Flensburger Fördeschnack

Zurückweisung von ukrainischen Flüchtlingen: Liebe Dänen, wir müssen reden

Liebe Dänen, wir müssen reden

Liebe Dänen, wir müssen reden

SHZ
Flensburg
Zuletzt aktualisiert um:
Am Donnerstag wurden erneut Flüchtlinge an der dänischen Grenze zurückgewiesen – darunter auch Menschen mit ukrainischem Pass. Foto: Benjamin Nolte/shz.de

Diesen Artikel vorlesen lassen.

Auch nach Inkrafttreten des Sondergesetzes hat Dänemark am Donnerstag Flüchtlinge mit ukrainischem Pass zurückgewiesen.

Der Fördeschnack ist eine wöchentliche Rubrik, die Themen rund um Flensburg aufgreift. In dieser werden aktuelle Ereignisse und Probleme glossierend kommentiert.

Nachbarn verbindet meist eine lange Geschichte. Man hat miteinander gefeiert, war mal unterschiedlicher Meinung und hat sich doch immer wieder zusammengerauft.

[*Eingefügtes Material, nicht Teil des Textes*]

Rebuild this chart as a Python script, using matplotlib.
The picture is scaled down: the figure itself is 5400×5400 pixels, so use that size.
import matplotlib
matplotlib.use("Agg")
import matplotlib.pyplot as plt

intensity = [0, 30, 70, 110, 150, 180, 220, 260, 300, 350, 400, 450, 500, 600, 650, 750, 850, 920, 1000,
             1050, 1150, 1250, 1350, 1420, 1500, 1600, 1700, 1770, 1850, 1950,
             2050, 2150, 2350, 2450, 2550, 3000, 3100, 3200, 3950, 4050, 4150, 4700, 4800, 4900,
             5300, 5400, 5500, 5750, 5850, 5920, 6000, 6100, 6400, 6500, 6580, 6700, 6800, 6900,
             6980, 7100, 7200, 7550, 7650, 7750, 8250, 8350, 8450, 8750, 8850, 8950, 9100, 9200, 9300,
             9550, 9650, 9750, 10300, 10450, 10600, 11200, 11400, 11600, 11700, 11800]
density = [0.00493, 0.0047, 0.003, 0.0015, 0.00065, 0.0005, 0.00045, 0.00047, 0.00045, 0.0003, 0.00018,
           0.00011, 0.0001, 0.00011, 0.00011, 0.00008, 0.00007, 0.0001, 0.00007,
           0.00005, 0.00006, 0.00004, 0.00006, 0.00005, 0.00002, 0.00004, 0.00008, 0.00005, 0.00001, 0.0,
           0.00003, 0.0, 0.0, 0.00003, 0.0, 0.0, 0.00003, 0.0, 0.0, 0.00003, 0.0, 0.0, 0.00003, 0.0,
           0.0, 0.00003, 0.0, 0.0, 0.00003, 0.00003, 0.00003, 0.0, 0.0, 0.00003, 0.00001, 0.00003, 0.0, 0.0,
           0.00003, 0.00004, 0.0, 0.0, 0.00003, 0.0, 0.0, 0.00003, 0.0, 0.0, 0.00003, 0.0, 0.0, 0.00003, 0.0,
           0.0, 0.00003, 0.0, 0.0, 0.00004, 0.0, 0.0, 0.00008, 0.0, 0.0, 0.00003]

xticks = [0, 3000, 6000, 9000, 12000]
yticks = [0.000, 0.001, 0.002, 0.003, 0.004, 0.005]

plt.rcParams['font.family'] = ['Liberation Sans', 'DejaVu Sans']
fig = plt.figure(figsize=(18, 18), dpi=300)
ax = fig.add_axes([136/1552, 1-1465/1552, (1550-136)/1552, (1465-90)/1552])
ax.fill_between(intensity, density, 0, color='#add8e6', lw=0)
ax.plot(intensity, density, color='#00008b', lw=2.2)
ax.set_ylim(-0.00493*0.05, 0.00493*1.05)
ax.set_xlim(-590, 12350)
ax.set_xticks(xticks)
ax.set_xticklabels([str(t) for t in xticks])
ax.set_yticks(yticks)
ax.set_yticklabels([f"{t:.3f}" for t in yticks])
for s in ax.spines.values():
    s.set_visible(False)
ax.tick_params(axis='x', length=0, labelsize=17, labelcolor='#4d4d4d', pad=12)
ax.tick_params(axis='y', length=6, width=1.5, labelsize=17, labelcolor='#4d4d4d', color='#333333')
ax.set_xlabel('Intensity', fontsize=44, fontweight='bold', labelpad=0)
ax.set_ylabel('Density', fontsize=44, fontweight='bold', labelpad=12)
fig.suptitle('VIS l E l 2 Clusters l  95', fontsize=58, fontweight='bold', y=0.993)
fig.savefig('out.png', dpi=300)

Mit der Zeit weiß man die Vorzüge des Gegenüber zu schätzen und lernt, über seine vermeintlichen Fehler hinweg zu sehen. Im Grenzland wird eine solche Nachbarschaft zwischen Deutschen und Dänen seit Jahrzehnten gepflegt.

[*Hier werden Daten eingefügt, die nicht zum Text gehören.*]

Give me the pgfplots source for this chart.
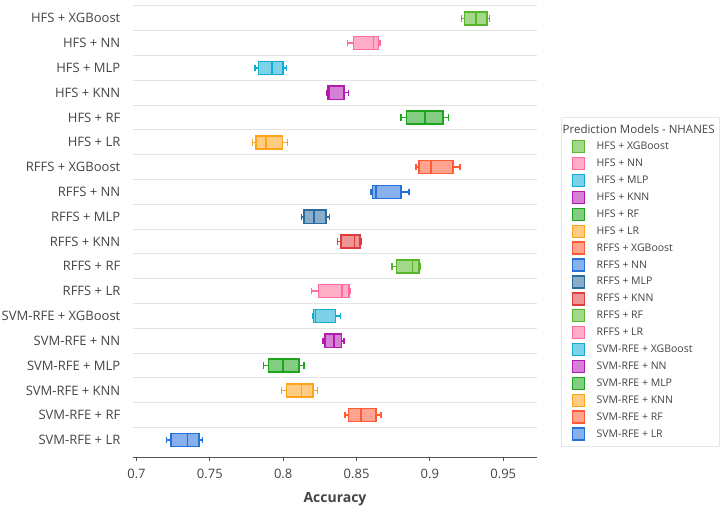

Viele Flensburger schätzen das hyggelige Lebensgefühl nördlich der Grenze. Dänemark ist immer ein bisschen Urlaub, ein bisschen Freiheit. Und günstig tanken kann man dort seit paar Tagen auch. Über die kultigen Hot Dogs bei Annies Kiosk reden wir gar nicht erst – wenngleich diese wahrlich nicht günstig sind. Da ist die Tankersparnis schnell wieder weg.

Zu Beginn der Corona-Pandemie wurde die Kaufkraft der Dänen in Flensburg schmerzlich vermisst. Gerade für die Gastronomie und Hotellerie sind die Gäste aus Skandinavien so etwas wie die Lebensversicherung. Für den Grenzhandel in Harrislee, wo jeden Tag Tausende Dosen pfandfreies Dosenbier über den Tresen in Richtung Dänemark gehen, natürlich auch.

Dänemark macht negative Schlagzeilen

Zu einer guten Nachbarschaft gehört es, dass man sich manchmal ganz tief in die Augen schauen muss, um Missstände anzusprechen. Liebe Dänen, wir müssen reden.

Es ist eure Flüchtlings- und Migrationspolitik, die in diesen Tagen (wieder mal) für ziemlich negative Schlagzeilen sorgt. Es hat einen Grund, dass viele Flüchtlinge aus der Ukraine Dänemark maximal als Durchreiseland betrachten – trotz des hohen Lebensstandards.

Auch nach Inkrafttreten des Sondergesetzes wurden am Donnerstag wieder Menschen mit ukrainischen Pässen an der dänischen Grenze zurückgewiesen. Sie wurden dann mit Bussen nach Kiel gefahren, um von dort per Fähre nach Schweden zu gelangen. Das kann es nicht sein, liebe Nachbarn!

In den vergangenen Tagen war die dänische Botschafterin Susanne Hyldelund bemüht, die Wogen zu glätten und zeigte sich in den Medien außergewöhnlich präsent. Gelungen ist ihr dies nicht wirklich.

Es bleibt das Bild eines sich abschottenden Dänemarks, das zuletzt bereits durch den Wildschweinzaun (viele mögen ihn vergessen haben) verstärkt wurde.

„Lassen Sie uns ein Europa der guten Nachbarn sein. Im Europa des 21. Jahrhunderts können wir nur gemeinsam erfolgreich sein oder gemeinsam verlieren“, postete Oberbürgermeisterin Simone Lange vor einer Woche in dänischer Sprache auf Facebook. Ein ziemlich zugespitztes, aber im Kern doch richtiges Statement. Gerade Flensburg hat in den vergangenen Tagen zahlreiche Geflüchtete aufgenommen, die an der dänischen Grenze zurückgewiesen wurden.

Pragmatismus ist gefragt

Natürlich wird Europa nicht an der dänischen Flüchtlingspolitik scheitern, wohl aber sagt diese doch etwas über die Solidarität der EU-Partner untereinander aus.

Pragmatismus ist in diesen Kriegstagen von allen Seiten gefragt. Über grundsätzliche Fragen kann man sich später unterhalten. Freundschaftlich, aber direkt – wie man es eben unter guten Nachbarn macht.